Leave out the pictures and transcribe everything else exactly.

__Provided data__.
▼

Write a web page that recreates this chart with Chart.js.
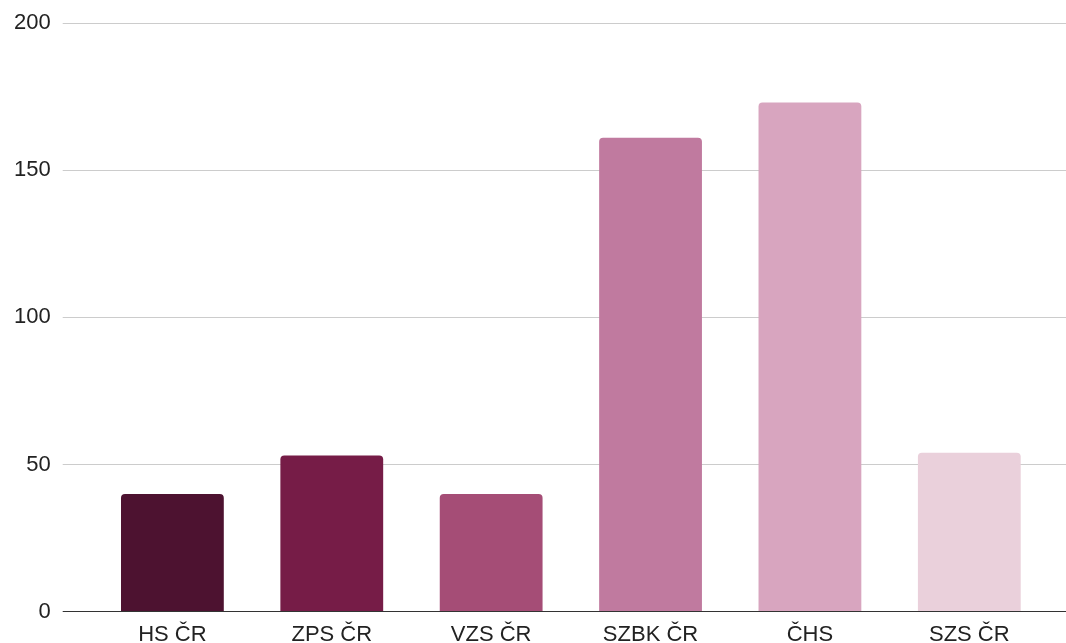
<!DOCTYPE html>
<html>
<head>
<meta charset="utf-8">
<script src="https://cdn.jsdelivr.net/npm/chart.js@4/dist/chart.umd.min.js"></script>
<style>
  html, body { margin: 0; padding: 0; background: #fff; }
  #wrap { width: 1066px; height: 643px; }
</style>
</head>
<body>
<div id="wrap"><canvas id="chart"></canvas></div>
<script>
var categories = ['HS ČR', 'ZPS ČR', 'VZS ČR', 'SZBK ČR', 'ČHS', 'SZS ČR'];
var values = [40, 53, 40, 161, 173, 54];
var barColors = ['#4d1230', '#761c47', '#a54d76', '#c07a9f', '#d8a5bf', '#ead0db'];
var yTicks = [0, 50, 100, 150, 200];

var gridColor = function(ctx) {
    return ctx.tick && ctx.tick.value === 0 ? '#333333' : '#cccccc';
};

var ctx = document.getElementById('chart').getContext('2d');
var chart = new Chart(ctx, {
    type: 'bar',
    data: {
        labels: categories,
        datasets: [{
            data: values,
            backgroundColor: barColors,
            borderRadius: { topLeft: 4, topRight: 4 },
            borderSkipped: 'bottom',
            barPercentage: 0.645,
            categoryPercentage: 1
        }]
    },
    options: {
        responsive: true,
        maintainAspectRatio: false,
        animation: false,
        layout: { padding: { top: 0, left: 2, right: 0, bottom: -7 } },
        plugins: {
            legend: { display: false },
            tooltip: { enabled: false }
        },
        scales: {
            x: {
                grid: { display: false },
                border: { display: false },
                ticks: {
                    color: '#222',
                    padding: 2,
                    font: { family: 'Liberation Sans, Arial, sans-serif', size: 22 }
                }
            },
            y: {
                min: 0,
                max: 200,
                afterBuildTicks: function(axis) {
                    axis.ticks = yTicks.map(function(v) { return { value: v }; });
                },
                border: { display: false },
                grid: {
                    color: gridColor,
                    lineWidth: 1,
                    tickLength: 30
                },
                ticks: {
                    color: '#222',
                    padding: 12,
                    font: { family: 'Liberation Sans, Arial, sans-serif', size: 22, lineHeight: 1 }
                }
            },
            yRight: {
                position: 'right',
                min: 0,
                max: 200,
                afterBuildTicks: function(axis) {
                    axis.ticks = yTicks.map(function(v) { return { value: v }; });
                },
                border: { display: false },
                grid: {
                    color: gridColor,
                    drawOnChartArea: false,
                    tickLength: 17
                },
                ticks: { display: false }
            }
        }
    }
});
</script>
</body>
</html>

▲

__Written response__.
Write a web page that recreates this chart with Chart.js.
<!DOCTYPE html>
<html>
<head>
<meta charset="utf-8">
<script src="https://cdn.jsdelivr.net/npm/chart.js@4/dist/chart.umd.min.js"></script>
<style>
  html, body { margin: 0; padding: 0; background: #fff; }
  #wrap { width: 1066px; height: 643px; }
</style>
</head>
<body>
<div id="wrap"><canvas id="chart"></canvas></div>
<script>
var categories = ['HS ČR', 'ZPS ČR', 'VZS ČR', 'SZBK ČR', 'ČHS', 'SZS ČR'];
var values = [40, 53, 40, 161, 173, 54];
var barColors = ['#4d1230', '#761c47', '#a54d76', '#c07a9f', '#d8a5bf', '#ead0db'];
var yTicks = [0, 50, 100, 150, 200];

var gridColor = function(ctx) {
    return ctx.tick && ctx.tick.value === 0 ? '#333333' : '#cccccc';
};

var ctx = document.getElementById('chart').getContext('2d');
var chart = new Chart(ctx, {
    type: 'bar',
    data: {
        labels: categories,
        datasets: [{
            data: values,
            backgroundColor: barColors,
            borderRadius: { topLeft: 4, topRight: 4 },
            borderSkipped: 'bottom',
            barPercentage: 0.645,
            categoryPercentage: 1
        }]
    },
    options: {
        responsive: true,
        maintainAspectRatio: false,
        animation: false,
        layout: { padding: { top: 0, left: 2, right: 0, bottom: -7 } },
        plugins: {
            legend: { display: false },
            tooltip: { enabled: false }
        },
        scales: {
            x: {
                grid: { display: false },
                border: { display: false },
                ticks: {
                    color: '#222',
                    padding: 2,
                    font: { family: 'Liberation Sans, Arial, sans-serif', size: 22 }
                }
            },
            y: {
                min: 0,
                max: 200,
                afterBuildTicks: function(axis) {
                    axis.ticks = yTicks.map(function(v) { return { value: v }; });
                },
                border: { display: false },
                grid: {
                    color: gridColor,
                    lineWidth: 1,
                    tickLength: 30
                },
                ticks: {
                    color: '#222',
                    padding: 12,
                    font: { family: 'Liberation Sans, Arial, sans-serif', size: 22, lineHeight: 1 }
                }
            },
            yRight: {
                position: 'right',
                min: 0,
                max: 200,
                afterBuildTicks: function(axis) {
                    axis.ticks = yTicks.map(function(v) { return { value: v }; });
                },
                border: { display: false },
                grid: {
                    color: gridColor,
                    drawOnChartArea: false,
                    tickLength: 17
                },
                ticks: { display: false }
            }
        }
    }
});
</script>
</body>
</html>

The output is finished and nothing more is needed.